* _Data to use_
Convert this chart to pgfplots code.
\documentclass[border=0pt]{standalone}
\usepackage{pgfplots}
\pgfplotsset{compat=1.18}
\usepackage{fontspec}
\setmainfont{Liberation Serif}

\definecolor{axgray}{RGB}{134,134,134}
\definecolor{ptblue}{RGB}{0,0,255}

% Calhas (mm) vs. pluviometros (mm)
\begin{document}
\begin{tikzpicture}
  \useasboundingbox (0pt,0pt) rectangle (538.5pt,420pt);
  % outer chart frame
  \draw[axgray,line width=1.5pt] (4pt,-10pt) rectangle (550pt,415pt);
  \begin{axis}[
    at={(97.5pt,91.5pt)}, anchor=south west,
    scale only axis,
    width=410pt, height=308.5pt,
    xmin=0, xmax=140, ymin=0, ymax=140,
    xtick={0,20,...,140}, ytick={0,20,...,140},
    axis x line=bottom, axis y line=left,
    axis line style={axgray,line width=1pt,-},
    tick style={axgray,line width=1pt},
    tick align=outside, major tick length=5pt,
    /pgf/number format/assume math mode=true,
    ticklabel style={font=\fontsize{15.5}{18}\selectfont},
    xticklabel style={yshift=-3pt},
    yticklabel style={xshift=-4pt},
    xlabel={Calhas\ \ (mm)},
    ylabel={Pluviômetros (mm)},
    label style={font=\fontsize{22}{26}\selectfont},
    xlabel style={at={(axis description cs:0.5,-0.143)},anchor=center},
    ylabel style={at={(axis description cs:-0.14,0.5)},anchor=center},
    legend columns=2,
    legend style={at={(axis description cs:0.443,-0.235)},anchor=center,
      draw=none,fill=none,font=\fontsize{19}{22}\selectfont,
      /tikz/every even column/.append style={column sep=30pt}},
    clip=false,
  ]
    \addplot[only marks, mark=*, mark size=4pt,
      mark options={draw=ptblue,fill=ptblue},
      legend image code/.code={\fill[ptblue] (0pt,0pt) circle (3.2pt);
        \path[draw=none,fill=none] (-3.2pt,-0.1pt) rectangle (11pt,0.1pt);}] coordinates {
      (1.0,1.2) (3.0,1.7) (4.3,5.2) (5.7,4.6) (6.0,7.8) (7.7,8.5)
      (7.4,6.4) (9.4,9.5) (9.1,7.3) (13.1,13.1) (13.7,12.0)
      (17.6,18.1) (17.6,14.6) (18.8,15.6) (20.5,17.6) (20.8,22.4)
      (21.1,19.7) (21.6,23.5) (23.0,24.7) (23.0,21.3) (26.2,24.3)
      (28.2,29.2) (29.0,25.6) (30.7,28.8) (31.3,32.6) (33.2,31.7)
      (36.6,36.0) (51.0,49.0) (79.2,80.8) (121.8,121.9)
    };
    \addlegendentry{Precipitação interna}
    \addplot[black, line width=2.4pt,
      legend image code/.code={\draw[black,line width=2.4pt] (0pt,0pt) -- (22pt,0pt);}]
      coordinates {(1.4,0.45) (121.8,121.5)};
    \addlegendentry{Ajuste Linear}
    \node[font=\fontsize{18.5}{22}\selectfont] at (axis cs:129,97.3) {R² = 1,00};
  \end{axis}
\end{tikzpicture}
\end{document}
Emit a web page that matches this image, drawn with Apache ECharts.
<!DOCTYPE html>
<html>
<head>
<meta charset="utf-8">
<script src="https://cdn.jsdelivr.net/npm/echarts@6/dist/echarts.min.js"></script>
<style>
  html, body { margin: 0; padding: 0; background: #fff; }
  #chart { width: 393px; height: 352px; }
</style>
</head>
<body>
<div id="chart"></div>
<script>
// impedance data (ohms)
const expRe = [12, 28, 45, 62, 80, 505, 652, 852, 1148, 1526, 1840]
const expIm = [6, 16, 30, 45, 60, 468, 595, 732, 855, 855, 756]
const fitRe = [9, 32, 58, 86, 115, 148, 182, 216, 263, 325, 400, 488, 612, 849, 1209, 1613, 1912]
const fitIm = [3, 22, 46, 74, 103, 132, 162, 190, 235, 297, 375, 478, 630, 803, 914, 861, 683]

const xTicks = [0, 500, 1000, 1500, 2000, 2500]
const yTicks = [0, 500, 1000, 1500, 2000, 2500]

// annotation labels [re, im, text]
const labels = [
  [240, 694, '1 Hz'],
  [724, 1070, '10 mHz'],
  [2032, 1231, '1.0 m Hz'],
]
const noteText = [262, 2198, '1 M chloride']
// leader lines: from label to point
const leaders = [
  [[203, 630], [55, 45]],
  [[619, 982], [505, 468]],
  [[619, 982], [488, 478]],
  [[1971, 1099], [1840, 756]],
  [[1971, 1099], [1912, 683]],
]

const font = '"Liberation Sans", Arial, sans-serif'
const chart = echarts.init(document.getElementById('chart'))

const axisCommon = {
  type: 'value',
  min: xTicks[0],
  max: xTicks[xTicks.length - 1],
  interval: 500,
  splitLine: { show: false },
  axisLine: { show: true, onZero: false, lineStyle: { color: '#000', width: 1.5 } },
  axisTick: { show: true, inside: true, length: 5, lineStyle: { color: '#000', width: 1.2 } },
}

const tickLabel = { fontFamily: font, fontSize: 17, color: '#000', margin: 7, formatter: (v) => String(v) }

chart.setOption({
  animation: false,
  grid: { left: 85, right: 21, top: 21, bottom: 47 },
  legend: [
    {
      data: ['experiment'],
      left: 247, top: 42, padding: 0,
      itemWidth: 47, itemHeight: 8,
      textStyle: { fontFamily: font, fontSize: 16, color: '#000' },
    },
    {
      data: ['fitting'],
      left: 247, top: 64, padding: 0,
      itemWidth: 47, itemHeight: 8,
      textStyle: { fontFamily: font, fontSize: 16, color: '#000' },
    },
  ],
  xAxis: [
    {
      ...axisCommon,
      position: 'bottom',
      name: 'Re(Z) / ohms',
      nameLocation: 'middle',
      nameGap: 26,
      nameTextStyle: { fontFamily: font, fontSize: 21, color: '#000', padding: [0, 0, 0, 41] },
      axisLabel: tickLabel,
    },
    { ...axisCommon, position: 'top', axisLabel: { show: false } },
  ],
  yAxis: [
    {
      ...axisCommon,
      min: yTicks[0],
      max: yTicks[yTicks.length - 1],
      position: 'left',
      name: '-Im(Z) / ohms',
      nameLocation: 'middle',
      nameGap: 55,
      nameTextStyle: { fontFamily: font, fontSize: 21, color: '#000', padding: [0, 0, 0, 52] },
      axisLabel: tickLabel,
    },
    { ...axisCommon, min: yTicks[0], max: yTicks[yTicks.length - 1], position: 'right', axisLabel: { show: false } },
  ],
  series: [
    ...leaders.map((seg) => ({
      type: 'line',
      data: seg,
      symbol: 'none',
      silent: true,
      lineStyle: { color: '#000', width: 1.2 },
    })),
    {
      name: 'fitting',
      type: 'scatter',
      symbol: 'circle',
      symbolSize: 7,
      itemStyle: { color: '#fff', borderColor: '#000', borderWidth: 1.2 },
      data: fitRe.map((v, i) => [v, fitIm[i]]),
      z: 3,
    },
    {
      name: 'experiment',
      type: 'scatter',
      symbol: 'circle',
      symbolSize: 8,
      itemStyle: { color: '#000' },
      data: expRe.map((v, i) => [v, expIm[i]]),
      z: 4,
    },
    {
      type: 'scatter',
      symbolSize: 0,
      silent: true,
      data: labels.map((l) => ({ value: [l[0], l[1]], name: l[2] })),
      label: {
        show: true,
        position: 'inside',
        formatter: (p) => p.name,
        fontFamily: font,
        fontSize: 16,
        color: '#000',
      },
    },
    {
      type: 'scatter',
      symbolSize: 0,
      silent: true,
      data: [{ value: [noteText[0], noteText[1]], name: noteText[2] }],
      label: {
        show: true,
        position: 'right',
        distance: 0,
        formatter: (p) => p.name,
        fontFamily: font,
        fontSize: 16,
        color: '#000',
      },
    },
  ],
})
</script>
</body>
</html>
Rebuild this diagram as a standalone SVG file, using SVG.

* _Your instructions_
Above are the entries. Output exactly the lines beginning with the line that has "Emit a web page" and ending with the line that has "const yTicks = [0, 500, 1000, 1500, 2000, 2500]".

* _Written reply_
Emit a web page that matches this image, drawn with Apache ECharts.
<!DOCTYPE html>
<html>
<head>
<meta charset="utf-8">
<script src="https://cdn.jsdelivr.net/npm/echarts@6/dist/echarts.min.js"></script>
<style>
  html, body { margin: 0; padding: 0; background: #fff; }
  #chart { width: 393px; height: 352px; }
</style>
</head>
<body>
<div id="chart"></div>
<script>
// impedance data (ohms)
const expRe = [12, 28, 45, 62, 80, 505, 652, 852, 1148, 1526, 1840]
const expIm = [6, 16, 30, 45, 60, 468, 595, 732, 855, 855, 756]
const fitRe = [9, 32, 58, 86, 115, 148, 182, 216, 263, 325, 400, 488, 612, 849, 1209, 1613, 1912]
const fitIm = [3, 22, 46, 74, 103, 132, 162, 190, 235, 297, 375, 478, 630, 803, 914, 861, 683]

const xTicks = [0, 500, 1000, 1500, 2000, 2500]
const yTicks = [0, 500, 1000, 1500, 2000, 2500]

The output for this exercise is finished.